A motivational speaker, Avery delivers about 60 speeches a year to women`s groups, medical students and health leaders.

”There`s a whole way of thinking about how you take care of your body,” she said. ”If you`re in a relationship with a man who is beating you, do you think you`re going to remember to get your Pap smear? You`re going to spend most of your time worrying about him and his actions and whether you can get out of this situation.”

That approach has won Avery considerable respect among health providers, including Sandra MacDonald, executive director of Outreach Inc. in Atlanta, an AIDS education program that focuses on minority substance abusers. ”There is a tendency to look for someone else to come along and provide leadership,”

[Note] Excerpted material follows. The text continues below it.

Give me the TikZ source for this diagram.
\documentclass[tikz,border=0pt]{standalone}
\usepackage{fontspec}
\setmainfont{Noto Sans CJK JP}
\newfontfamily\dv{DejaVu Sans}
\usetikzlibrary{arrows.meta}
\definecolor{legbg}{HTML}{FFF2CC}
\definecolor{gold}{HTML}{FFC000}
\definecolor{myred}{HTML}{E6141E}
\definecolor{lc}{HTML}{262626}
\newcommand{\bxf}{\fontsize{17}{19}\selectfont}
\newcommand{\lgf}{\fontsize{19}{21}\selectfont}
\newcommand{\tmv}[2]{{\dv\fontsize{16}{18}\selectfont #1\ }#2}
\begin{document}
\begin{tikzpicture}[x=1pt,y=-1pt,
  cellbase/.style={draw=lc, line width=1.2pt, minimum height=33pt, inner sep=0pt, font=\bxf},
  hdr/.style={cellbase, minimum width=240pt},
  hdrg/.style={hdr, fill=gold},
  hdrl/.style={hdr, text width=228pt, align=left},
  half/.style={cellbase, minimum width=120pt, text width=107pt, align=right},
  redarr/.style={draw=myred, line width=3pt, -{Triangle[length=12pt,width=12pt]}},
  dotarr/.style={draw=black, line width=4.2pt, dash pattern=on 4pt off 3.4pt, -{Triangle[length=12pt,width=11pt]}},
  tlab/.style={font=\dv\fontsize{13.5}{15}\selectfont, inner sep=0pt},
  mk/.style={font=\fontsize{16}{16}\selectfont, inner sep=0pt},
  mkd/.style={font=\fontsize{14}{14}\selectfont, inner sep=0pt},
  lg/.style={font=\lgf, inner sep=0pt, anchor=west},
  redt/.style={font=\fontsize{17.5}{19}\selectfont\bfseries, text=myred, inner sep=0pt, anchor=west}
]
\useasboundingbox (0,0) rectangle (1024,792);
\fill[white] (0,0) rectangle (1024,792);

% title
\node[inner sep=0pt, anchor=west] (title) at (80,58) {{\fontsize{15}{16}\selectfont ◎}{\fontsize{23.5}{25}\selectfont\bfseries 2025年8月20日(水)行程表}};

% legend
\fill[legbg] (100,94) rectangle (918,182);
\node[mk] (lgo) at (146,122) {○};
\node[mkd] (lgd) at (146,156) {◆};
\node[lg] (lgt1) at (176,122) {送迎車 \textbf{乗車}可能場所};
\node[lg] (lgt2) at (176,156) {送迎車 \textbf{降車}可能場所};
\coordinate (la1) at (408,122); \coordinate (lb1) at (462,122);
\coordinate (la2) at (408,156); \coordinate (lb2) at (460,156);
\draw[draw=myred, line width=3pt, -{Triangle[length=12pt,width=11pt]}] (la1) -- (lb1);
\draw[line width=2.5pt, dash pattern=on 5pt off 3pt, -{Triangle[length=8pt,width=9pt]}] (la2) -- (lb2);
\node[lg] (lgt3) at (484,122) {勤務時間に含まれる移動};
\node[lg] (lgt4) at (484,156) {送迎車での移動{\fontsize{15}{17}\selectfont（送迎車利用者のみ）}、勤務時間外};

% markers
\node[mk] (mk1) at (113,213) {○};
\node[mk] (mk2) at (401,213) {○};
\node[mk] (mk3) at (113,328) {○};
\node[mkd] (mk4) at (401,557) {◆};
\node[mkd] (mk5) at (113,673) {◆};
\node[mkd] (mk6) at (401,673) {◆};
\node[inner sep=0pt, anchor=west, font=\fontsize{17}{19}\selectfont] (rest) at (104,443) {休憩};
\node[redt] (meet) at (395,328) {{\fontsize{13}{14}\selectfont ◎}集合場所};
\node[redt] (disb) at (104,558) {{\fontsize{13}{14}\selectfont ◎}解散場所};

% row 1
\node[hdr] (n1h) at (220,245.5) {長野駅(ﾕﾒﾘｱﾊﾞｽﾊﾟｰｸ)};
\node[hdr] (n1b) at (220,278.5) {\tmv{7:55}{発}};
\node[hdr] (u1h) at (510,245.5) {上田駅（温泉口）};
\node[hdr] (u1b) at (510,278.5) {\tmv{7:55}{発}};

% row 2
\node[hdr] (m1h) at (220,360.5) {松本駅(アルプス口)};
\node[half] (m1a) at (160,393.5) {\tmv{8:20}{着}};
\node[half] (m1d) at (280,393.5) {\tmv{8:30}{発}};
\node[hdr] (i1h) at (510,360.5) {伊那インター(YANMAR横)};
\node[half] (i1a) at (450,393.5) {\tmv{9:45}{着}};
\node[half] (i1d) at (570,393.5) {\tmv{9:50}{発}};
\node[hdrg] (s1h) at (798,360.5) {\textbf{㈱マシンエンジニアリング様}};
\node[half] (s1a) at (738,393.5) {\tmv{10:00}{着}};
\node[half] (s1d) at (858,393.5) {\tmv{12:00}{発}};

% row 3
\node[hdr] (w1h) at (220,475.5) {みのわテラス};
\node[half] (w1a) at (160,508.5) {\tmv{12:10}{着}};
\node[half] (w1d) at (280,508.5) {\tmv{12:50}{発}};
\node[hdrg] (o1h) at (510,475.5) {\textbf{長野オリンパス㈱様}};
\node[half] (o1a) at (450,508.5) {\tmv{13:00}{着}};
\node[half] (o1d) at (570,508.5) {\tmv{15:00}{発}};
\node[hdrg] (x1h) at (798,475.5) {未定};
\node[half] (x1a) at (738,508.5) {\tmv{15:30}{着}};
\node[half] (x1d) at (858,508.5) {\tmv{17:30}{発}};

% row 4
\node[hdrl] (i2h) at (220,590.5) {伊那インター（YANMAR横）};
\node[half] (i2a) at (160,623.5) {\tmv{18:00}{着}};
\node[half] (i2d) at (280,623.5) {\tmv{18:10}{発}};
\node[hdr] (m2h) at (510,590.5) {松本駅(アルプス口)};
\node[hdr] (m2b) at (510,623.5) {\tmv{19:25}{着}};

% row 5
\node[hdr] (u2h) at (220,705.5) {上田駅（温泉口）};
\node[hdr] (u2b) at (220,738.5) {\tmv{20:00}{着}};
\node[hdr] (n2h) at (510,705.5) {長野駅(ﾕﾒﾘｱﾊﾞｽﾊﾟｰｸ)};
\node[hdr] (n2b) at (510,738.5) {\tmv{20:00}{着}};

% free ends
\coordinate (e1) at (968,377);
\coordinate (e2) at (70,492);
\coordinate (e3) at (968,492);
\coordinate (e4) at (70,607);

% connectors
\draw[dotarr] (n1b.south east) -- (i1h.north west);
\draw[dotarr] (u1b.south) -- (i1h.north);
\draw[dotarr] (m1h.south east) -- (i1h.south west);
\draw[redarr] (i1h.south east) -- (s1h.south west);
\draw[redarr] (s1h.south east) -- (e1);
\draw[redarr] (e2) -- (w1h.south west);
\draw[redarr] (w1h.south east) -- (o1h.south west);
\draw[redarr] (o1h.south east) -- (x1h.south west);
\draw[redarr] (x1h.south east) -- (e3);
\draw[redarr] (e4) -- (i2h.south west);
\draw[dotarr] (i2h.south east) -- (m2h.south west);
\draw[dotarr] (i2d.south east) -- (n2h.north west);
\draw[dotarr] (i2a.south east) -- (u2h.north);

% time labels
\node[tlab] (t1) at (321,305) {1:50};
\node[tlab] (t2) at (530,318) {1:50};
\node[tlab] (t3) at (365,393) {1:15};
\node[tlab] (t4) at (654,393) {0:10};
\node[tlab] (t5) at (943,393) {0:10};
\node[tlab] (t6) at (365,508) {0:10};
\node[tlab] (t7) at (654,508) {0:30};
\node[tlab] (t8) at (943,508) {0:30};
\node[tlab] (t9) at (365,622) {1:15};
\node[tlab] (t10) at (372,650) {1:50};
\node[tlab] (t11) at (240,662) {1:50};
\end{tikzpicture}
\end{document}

MacDonald said. ”Byllye actually does something.”

One of the things she tries to do is influence physicians to assume greater responsibility for breaking down communication barriers. ”As a community, they don`t take input from the consumer,” Avery said. ”We have the greatest medical system in the world, but I want it to be available for everybody. I will always be the one who will demand that. Right now, there`s no commitment to making it available. Medical care is a commodity that is bought and sold.”

Sullivan said he shares Avery`s concern about getting health information out to the public, especially to underserved communities. ”As a physician and as head of a medical school which trains physicians, I was concerned that oftentimes health professionals have knowledge about health matters, but have difficulty transmitting it in a way that makes it understandable and creditable in the eyes of poor people,” he said.

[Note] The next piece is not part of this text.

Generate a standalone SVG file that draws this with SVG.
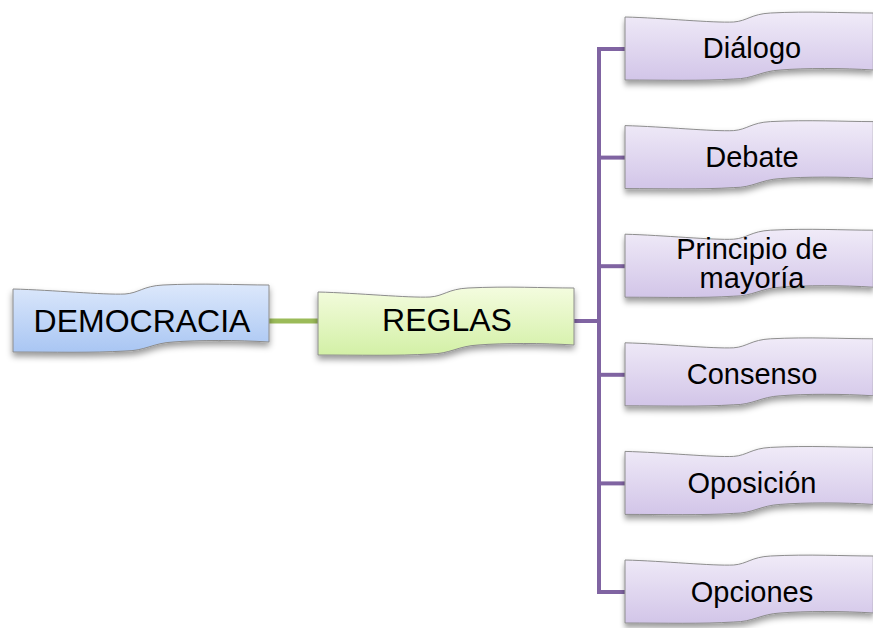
<svg xmlns="http://www.w3.org/2000/svg" xmlns:xlink="http://www.w3.org/1999/xlink" width="873" height="628" viewBox="0 0 873 628">
<style>
.lbl{font-family:"Liberation Sans",Arial,sans-serif;fill:#000;text-anchor:middle}
.big{font-size:32px}
.sm{font-size:29px}
.box{stroke:#8c8c8c;stroke-width:1;filter:url(#sh)}
.green{stroke:#9bbb59;stroke-width:5;fill:none}
.purple{stroke:#8064a2;stroke-width:4;fill:none}
</style>
<defs>
<path id="wave" d="M0,5 C40,6 90,11 112,10 C126,9 130,2 150,1 C190,-1 225,1 256,1 L256,58 C225,56 185,56 160,58 C140,59 132,67 112,67 C80,69 40,68 0,68 Z"/>
<linearGradient id="gBlue" x1="0" y1="0" x2="0" y2="1">
<stop offset="0" stop-color="#dce8fb"/><stop offset="1" stop-color="#a9c6f3"/>
</linearGradient>
<linearGradient id="gGreen" x1="0" y1="0" x2="0" y2="1">
<stop offset="0" stop-color="#f4fcdf"/><stop offset="1" stop-color="#d3f0a6"/>
</linearGradient>
<linearGradient id="gPurple" x1="0" y1="0" x2="0" y2="1">
<stop offset="0" stop-color="#f0ebf8"/><stop offset="1" stop-color="#d2c5e8"/>
</linearGradient>
<filter id="sh" x="-10%" y="-20%" width="120%" height="150%">
<feDropShadow dx="0" dy="4" stdDeviation="3" flood-color="#000" flood-opacity="0.4"/>
</filter>
</defs>
<g id="connectors">
<line class="green" x1="268" y1="321" x2="320" y2="321"/>
<line class="purple" x1="572" y1="321" x2="599" y2="321"/>
<line class="purple" x1="599" y1="47" x2="599" y2="594"/>
<line class="purple" x1="597" y1="49" x2="627" y2="49"/>
<line class="purple" x1="597" y1="157.6" x2="627" y2="157.6"/>
<line class="purple" x1="597" y1="266.2" x2="627" y2="266.2"/>
<line class="purple" x1="597" y1="374.8" x2="627" y2="374.8"/>
<line class="purple" x1="597" y1="483.4" x2="627" y2="483.4"/>
<line class="purple" x1="597" y1="592" x2="627" y2="592"/>
</g>
<g id="democracia">
<use xlink:href="#wave" class="box" fill="url(#gBlue)" transform="translate(13,284)"/>
<text class="lbl big" x="142" y="332">DEMOCRACIA</text>
</g>
<g id="reglas">
<use xlink:href="#wave" class="box" fill="url(#gGreen)" transform="translate(318,287)"/>
<text class="lbl big" x="447" y="331">REGLAS</text>
</g>
<g id="dialogo">
<use xlink:href="#wave" class="box" fill="url(#gPurple)" transform="translate(625,12) scale(0.97,1)"/>
<text class="lbl sm" x="752" y="58">Diálogo</text>
</g>
<g id="debate">
<use xlink:href="#wave" class="box" fill="url(#gPurple)" transform="translate(625,120.6) scale(0.97,1)"/>
<text class="lbl sm" x="752" y="166.6">Debate</text>
</g>
<g id="principio">
<use xlink:href="#wave" class="box" fill="url(#gPurple)" transform="translate(625,229.2) scale(0.97,1)"/>
<text class="lbl sm" x="752" y="259">Principio de</text>
<text class="lbl sm" x="752" y="288">mayoría</text>
</g>
<g id="consenso">
<use xlink:href="#wave" class="box" fill="url(#gPurple)" transform="translate(625,337.8) scale(0.97,1)"/>
<text class="lbl sm" x="752" y="384">Consenso</text>
</g>
<g id="oposicion">
<use xlink:href="#wave" class="box" fill="url(#gPurple)" transform="translate(625,446.4) scale(0.97,1)"/>
<text class="lbl sm" x="752" y="493">Oposición</text>
</g>
<g id="opciones">
<use xlink:href="#wave" class="box" fill="url(#gPurple)" transform="translate(625,555) scale(0.97,1)"/>
<text class="lbl sm" x="752" y="602">Opciones</text>
</g>
</svg>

”She has a particular knack for translation. She has a lot to offer us about how we can be more effective in training doctors to carry the message of preventive health care.”

Avery, whose delivery alternates between rapid-fire and Southern slow, is a composite of opposites. Her voice ranges from soft to impassioned. Her movements are at times subdued, then animated.

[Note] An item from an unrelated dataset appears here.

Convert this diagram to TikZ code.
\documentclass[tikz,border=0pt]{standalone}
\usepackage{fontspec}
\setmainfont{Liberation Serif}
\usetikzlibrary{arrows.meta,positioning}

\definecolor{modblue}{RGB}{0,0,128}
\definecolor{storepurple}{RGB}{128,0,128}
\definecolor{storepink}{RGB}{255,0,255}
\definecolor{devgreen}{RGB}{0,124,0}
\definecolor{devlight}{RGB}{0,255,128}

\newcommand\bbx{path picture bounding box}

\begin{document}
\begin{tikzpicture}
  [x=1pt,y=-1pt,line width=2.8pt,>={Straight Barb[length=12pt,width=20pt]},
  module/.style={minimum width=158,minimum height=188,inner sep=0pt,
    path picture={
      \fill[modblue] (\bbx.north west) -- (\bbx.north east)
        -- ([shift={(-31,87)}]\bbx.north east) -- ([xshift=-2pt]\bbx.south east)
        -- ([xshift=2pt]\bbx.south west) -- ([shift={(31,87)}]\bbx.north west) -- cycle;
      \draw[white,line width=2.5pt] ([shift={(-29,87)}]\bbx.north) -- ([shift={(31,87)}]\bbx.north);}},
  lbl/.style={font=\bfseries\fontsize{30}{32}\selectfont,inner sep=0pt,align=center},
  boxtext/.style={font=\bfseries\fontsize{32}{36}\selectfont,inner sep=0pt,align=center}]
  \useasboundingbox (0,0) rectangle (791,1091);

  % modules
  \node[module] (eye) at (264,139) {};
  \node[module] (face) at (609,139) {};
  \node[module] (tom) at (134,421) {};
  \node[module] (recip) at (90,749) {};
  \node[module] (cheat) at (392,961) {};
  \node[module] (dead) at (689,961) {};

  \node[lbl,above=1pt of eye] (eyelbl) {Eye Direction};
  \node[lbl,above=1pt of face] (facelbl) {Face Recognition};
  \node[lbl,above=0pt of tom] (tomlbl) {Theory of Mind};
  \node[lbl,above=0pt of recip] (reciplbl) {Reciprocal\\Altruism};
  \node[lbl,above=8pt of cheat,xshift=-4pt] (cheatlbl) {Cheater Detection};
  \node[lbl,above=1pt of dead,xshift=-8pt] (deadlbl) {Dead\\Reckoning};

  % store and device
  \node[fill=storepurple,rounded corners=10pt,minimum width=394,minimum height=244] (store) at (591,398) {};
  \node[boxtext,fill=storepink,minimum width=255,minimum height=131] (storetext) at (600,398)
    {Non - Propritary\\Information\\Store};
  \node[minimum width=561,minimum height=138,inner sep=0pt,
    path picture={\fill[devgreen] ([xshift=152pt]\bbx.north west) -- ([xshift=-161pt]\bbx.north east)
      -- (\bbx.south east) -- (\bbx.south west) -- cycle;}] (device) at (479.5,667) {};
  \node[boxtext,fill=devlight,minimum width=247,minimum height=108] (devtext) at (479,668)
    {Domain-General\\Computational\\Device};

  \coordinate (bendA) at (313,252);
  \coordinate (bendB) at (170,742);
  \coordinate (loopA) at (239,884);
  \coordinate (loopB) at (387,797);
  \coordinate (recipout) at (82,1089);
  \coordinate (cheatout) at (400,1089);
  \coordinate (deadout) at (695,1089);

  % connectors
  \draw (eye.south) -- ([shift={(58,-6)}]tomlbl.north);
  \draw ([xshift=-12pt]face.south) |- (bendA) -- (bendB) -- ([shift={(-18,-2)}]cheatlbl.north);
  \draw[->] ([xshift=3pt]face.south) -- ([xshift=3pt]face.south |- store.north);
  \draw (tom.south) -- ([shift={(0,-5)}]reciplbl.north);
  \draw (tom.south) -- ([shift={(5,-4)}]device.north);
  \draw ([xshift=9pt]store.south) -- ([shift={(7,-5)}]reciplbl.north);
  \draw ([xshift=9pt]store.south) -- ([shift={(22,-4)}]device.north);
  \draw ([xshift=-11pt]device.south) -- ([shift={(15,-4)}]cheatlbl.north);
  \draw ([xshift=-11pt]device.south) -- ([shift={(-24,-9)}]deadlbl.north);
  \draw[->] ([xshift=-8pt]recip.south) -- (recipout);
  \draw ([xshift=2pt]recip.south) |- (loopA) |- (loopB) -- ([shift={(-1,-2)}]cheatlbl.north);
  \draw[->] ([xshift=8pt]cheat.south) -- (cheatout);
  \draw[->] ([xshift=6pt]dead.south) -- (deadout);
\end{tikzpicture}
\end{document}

”She is a laid-back person” who works hard, Floyd said. ”I`ve worked with her at three o`clock in the morning on grant proposals. I`ve seen her holding someone`s hands through a crisis. I`ve seen her trying to get someone`s electricity turned back on. She is a tireless, hard worker.”

Her special gift is an ability to get people to believe in her vision

”and to buy into it,” said Loretta Ross, who left the National Organization for Women to work for Avery. Ross became the project`s national program director last July.

”It`s hard to keep Byllye focused on the present, because she`s always in the future,” Ross said. ”We`re talking about what we`re to do to get funded this year, and she`s thinking about what we are going to do 10 years from now.

”If it`s a drawback, it`s the drawback of a visionary. But that`s where the leadership comes from. How else would you know what goals to go after, if someone isn`t thinking in the future and taking you there?”

The challenge now is in formalizing the grassroots project and making it more structured. ”Our success is actually outpacing our growth,” Ross said. ”We don`t have all the staff in place to support our programs, and we don`t have a lot of operational systems in place. We also have to change our funding base-right now we`re largely foundation-dependent. We have to become more self-sufficient.”

The project subsists on membership dues, about a half-dozen foundation grants and small donations. It has an annual budget of more than $800,000. The wellness center, which serves women in a local public housing development, operates on a separate grant from the Kellogg Foundation.

Avery plans to withdraw from day-to-day project business in early July to begin using her MacArthur fellowship. She said she plans to locate near a first-rate medical library and write. Her 13-member staff has been learning to get along without her. Shainwald said the transition should be smooth because Avery ”doesn`t need to control.”

In fact, Avery`s lack of ego is the basis for much of her success, say her friends and associates.

”She`s a very calming, positive person with inward beauty,” said MacDonald. ”Her short Afro, her natural look-she`s a healthy example of how we can be.”